More than seven hours after Ray Hildebrand, 68, collapsed at his job at the San Antonio district attorney’s office, where he worked as a criminal investigator, hospitals in the city said no doctor was available to treat him, Suzanne Hildebrand said. He was flown to Austin for treatment and was in a coma for several days, she said.

“We’re talking 7½ damn hours of basically holding him while (San Antonio hospitals) made phone calls,” she said. The hemorrhage in his brain “was inoperable by the time he got” to Austin. Her husband’s recovery has been slow, but he is regaining some speech and movement, she said.

Ziebell said none of San Antonio’s hospitals — including its three trauma centers — have obtained voluntary national certification to provide care to stroke patients. Four Austin hospitals have that certification, which means they can provide certain drugs and therapies in a coordinated way to stroke victims.

Dr. Ronald Stewart, a critical care surgeon and chairman of the Southwest Texas Regional Advisory Council on trauma issues, wrote to colleagues in a May e-mail that it was “unacceptable” that after a year of discussion, no San Antonio hospitals had obtained the certification “even though the stroke center requirements represent only the minimal standards required for stroke care.” Leni Kirkman, a spokeswoman for University Hospital, a trauma center in San Antonio, said hospitals can treat stroke patients without being certified — Kirkman said hers has doctors who do — but University’s beds are often full.
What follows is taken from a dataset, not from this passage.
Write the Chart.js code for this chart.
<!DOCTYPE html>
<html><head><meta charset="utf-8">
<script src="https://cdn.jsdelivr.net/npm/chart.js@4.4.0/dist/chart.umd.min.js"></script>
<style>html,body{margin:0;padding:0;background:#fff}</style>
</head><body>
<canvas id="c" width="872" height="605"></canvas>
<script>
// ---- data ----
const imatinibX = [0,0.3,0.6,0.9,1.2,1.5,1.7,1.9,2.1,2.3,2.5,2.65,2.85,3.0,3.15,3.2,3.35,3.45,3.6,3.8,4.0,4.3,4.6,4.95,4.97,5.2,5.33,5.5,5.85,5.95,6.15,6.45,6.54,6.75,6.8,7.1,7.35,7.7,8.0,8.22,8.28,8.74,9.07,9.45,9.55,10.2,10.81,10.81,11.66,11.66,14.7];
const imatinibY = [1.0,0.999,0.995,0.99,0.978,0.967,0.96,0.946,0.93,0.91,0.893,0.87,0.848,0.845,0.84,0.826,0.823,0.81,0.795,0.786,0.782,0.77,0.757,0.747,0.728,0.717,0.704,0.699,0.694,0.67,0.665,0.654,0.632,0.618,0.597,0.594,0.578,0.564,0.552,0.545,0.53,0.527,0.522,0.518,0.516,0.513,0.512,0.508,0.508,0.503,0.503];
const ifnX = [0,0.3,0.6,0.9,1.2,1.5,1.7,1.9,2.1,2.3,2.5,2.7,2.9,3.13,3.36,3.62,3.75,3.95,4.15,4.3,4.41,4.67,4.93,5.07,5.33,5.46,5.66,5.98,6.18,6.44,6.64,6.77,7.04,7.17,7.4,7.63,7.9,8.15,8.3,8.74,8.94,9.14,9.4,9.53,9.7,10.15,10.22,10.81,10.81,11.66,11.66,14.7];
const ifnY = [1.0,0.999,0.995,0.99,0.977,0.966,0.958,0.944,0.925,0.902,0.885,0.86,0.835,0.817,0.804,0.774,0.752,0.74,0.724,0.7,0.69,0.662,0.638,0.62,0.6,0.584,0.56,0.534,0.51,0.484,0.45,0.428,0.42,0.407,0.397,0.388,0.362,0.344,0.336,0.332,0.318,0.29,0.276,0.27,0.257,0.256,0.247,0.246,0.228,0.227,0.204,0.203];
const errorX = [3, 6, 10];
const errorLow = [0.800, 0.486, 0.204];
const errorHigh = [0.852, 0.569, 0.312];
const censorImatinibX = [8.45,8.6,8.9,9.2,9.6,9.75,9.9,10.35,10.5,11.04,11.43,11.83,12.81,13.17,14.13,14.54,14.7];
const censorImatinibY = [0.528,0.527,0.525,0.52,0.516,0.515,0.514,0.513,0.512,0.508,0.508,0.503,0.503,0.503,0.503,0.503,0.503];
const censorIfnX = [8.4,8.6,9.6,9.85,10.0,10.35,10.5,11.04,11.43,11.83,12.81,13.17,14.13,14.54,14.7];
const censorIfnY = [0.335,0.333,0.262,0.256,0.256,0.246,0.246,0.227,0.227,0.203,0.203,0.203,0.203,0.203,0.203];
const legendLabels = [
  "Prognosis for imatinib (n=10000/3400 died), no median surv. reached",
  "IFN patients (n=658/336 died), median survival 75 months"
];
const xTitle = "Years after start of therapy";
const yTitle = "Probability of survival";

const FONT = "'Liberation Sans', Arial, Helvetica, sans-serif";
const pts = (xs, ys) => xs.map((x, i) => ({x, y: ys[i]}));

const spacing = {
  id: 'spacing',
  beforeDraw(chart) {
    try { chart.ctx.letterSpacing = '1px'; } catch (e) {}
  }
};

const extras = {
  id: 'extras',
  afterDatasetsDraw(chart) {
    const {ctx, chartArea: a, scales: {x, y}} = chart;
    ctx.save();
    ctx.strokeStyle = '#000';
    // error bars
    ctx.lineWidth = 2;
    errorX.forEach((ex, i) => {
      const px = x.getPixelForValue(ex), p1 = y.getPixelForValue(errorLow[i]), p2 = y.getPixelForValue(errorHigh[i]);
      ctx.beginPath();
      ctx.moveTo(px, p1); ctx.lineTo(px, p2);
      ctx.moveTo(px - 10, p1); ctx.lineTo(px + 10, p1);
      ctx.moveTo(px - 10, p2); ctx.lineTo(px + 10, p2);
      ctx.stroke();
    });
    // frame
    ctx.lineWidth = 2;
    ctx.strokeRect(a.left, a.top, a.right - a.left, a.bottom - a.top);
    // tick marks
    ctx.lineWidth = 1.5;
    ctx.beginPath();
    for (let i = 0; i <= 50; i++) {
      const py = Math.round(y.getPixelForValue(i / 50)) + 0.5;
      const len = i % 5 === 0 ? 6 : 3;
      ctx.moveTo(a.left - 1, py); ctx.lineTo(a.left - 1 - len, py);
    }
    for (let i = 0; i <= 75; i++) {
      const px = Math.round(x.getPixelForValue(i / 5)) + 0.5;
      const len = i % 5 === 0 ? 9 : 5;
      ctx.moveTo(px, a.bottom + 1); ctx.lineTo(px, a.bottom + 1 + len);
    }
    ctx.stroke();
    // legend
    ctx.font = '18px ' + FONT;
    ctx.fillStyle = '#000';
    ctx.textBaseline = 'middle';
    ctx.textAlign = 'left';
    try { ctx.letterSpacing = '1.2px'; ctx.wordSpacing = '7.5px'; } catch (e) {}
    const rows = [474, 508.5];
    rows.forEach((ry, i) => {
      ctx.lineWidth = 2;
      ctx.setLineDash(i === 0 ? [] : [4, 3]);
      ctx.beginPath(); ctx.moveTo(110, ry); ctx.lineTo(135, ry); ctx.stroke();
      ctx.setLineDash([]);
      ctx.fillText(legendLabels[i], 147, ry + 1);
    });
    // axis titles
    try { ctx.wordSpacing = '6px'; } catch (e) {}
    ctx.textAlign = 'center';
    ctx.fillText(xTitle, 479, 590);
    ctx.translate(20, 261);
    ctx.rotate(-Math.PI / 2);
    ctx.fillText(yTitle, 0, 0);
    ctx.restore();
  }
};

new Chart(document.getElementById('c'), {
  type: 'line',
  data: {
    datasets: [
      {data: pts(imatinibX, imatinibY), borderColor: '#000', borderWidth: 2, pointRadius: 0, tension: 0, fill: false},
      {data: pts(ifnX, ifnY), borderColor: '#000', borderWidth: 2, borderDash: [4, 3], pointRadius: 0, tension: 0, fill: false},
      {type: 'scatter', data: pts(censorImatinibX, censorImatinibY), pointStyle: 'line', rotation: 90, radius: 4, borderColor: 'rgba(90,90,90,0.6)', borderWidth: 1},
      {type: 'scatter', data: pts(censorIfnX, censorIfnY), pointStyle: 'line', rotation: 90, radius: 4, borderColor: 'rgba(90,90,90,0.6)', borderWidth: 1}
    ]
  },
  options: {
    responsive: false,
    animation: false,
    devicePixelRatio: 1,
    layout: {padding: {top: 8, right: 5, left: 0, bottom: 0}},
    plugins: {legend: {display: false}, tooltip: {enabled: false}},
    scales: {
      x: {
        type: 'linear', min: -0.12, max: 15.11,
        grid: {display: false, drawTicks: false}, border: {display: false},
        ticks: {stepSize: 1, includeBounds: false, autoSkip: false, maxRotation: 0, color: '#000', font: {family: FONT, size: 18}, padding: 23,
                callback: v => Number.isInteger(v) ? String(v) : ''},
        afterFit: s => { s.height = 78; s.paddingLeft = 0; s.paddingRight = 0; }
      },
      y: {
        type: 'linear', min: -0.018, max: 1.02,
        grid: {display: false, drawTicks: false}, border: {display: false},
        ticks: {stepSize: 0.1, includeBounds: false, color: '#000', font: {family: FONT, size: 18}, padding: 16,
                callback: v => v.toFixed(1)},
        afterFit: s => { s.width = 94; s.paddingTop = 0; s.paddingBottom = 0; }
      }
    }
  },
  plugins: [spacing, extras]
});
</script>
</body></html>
“It’s unconscionable to think we have so many resources in our community and we haven’t got this worked out,” Kirkman said.

Eric Epley, the executive director of the advisory council that Stewart belongs to, said doctors and hospitals officials in San Antonio are “working feverishly on trying to establish stroke centers and a regional stroke system.

“It’s unacceptable that the large urban centers are sending patients to other large urban centers,” Epley said. “The best thing for patients in San Antonio would be to stay in San Antonio, and the best thing for Austin patients is to stay in Austin.”

Ultimately, lawmakers may need to solve the problem, perhaps by establishing when patients can be transferred and requiring doctors to take emergency hospital calls in order to get hospital privileges, said Racht, the trauma advisory committee chairman.